[Start of Raw data]

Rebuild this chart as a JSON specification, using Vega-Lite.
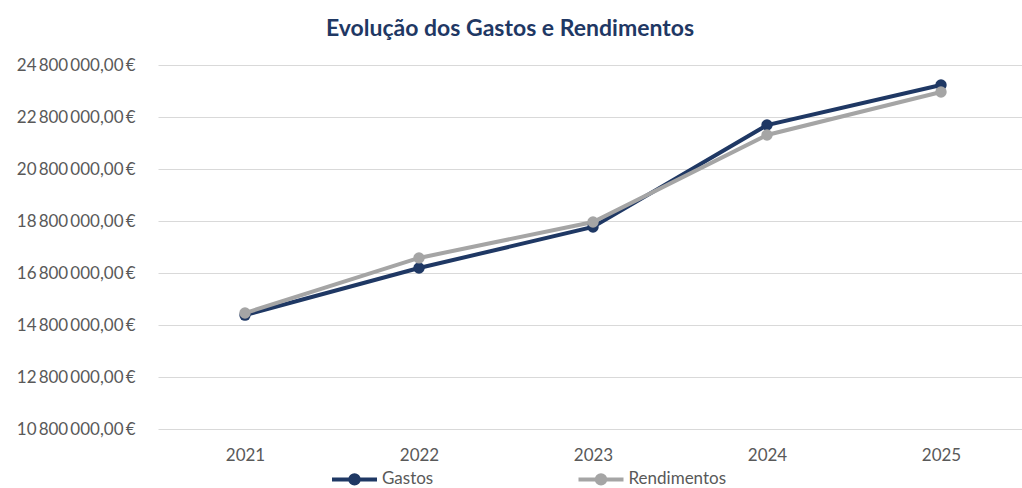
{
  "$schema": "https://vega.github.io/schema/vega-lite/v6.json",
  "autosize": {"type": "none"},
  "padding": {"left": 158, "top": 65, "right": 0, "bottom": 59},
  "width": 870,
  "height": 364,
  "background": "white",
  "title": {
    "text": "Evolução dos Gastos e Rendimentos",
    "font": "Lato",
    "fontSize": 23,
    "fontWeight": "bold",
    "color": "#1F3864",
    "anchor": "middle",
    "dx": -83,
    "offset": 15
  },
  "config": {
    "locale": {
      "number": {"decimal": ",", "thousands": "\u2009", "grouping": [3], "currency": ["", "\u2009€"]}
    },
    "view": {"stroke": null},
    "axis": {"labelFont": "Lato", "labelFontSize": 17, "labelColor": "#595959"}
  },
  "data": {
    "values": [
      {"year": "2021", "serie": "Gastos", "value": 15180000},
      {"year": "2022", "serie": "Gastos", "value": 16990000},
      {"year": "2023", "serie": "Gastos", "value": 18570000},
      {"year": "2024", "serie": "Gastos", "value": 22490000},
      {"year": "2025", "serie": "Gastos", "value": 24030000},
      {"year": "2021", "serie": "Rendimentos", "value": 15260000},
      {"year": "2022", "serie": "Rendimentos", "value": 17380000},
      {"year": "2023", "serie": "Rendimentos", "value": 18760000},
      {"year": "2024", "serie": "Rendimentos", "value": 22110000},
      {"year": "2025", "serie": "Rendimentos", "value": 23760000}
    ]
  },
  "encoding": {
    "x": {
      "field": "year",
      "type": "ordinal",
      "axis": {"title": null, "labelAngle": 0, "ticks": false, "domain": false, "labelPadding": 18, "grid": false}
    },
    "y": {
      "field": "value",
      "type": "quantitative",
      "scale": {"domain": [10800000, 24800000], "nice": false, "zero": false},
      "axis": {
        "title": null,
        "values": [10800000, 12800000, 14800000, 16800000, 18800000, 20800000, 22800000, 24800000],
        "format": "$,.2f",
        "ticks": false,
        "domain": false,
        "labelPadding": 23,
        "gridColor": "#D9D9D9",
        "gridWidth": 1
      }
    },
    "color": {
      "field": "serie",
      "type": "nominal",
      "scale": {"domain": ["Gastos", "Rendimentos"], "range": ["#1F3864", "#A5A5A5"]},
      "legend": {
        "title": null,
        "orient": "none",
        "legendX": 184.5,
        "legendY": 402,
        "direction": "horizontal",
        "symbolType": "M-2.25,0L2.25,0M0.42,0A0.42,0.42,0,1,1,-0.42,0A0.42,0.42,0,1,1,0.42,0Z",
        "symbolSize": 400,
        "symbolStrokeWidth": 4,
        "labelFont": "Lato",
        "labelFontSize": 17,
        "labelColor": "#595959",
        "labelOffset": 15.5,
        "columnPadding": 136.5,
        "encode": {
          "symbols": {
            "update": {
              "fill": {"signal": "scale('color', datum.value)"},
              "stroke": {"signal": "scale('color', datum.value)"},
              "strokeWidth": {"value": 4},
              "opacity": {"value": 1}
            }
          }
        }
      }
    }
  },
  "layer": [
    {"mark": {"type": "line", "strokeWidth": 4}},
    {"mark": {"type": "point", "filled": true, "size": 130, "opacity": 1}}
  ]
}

[End of Raw data]

*Exercise requirements*:
Return the material exactly as given, apart from the pictures.

*Task solution*:
Rebuild this chart as a JSON specification, using Vega-Lite.
{
  "$schema": "https://vega.github.io/schema/vega-lite/v6.json",
  "autosize": {"type": "none"},
  "padding": {"left": 158, "top": 65, "right": 0, "bottom": 59},
  "width": 870,
  "height": 364,
  "background": "white",
  "title": {
    "text": "Evolução dos Gastos e Rendimentos",
    "font": "Lato",
    "fontSize": 23,
    "fontWeight": "bold",
    "color": "#1F3864",
    "anchor": "middle",
    "dx": -83,
    "offset": 15
  },
  "config": {
    "locale": {
      "number": {"decimal": ",", "thousands": "\u2009", "grouping": [3], "currency": ["", "\u2009€"]}
    },
    "view": {"stroke": null},
    "axis": {"labelFont": "Lato", "labelFontSize": 17, "labelColor": "#595959"}
  },
  "data": {
    "values": [
      {"year": "2021", "serie": "Gastos", "value": 15180000},
      {"year": "2022", "serie": "Gastos", "value": 16990000},
      {"year": "2023", "serie": "Gastos", "value": 18570000},
      {"year": "2024", "serie": "Gastos", "value": 22490000},
      {"year": "2025", "serie": "Gastos", "value": 24030000},
      {"year": "2021", "serie": "Rendimentos", "value": 15260000},
      {"year": "2022", "serie": "Rendimentos", "value": 17380000},
      {"year": "2023", "serie": "Rendimentos", "value": 18760000},
      {"year": "2024", "serie": "Rendimentos", "value": 22110000},
      {"year": "2025", "serie": "Rendimentos", "value": 23760000}
    ]
  },
  "encoding": {
    "x": {
      "field": "year",
      "type": "ordinal",
      "axis": {"title": null, "labelAngle": 0, "ticks": false, "domain": false, "labelPadding": 18, "grid": false}
    },
    "y": {
      "field": "value",
      "type": "quantitative",
      "scale": {"domain": [10800000, 24800000], "nice": false, "zero": false},
      "axis": {
        "title": null,
        "values": [10800000, 12800000, 14800000, 16800000, 18800000, 20800000, 22800000, 24800000],
        "format": "$,.2f",
        "ticks": false,
        "domain": false,
        "labelPadding": 23,
        "gridColor": "#D9D9D9",
        "gridWidth": 1
      }
    },
    "color": {
      "field": "serie",
      "type": "nominal",
      "scale": {"domain": ["Gastos", "Rendimentos"], "range": ["#1F3864", "#A5A5A5"]},
      "legend": {
        "title": null,
        "orient": "none",
        "legendX": 184.5,
        "legendY": 402,
        "direction": "horizontal",
        "symbolType": "M-2.25,0L2.25,0M0.42,0A0.42,0.42,0,1,1,-0.42,0A0.42,0.42,0,1,1,0.42,0Z",
        "symbolSize": 400,
        "symbolStrokeWidth": 4,
        "labelFont": "Lato",
        "labelFontSize": 17,
        "labelColor": "#595959",
        "labelOffset": 15.5,
        "columnPadding": 136.5,
        "encode": {
          "symbols": {
            "update": {
              "fill": {"signal": "scale('color', datum.value)"},
              "stroke": {"signal": "scale('color', datum.value)"},
              "strokeWidth": {"value": 4},
              "opacity": {"value": 1}
            }
          }
        }
      }
    }
  },
  "layer": [
    {"mark": {"type": "line", "strokeWidth": 4}},
    {"mark": {"type": "point", "filled": true, "size": 130, "opacity": 1}}
  ]
}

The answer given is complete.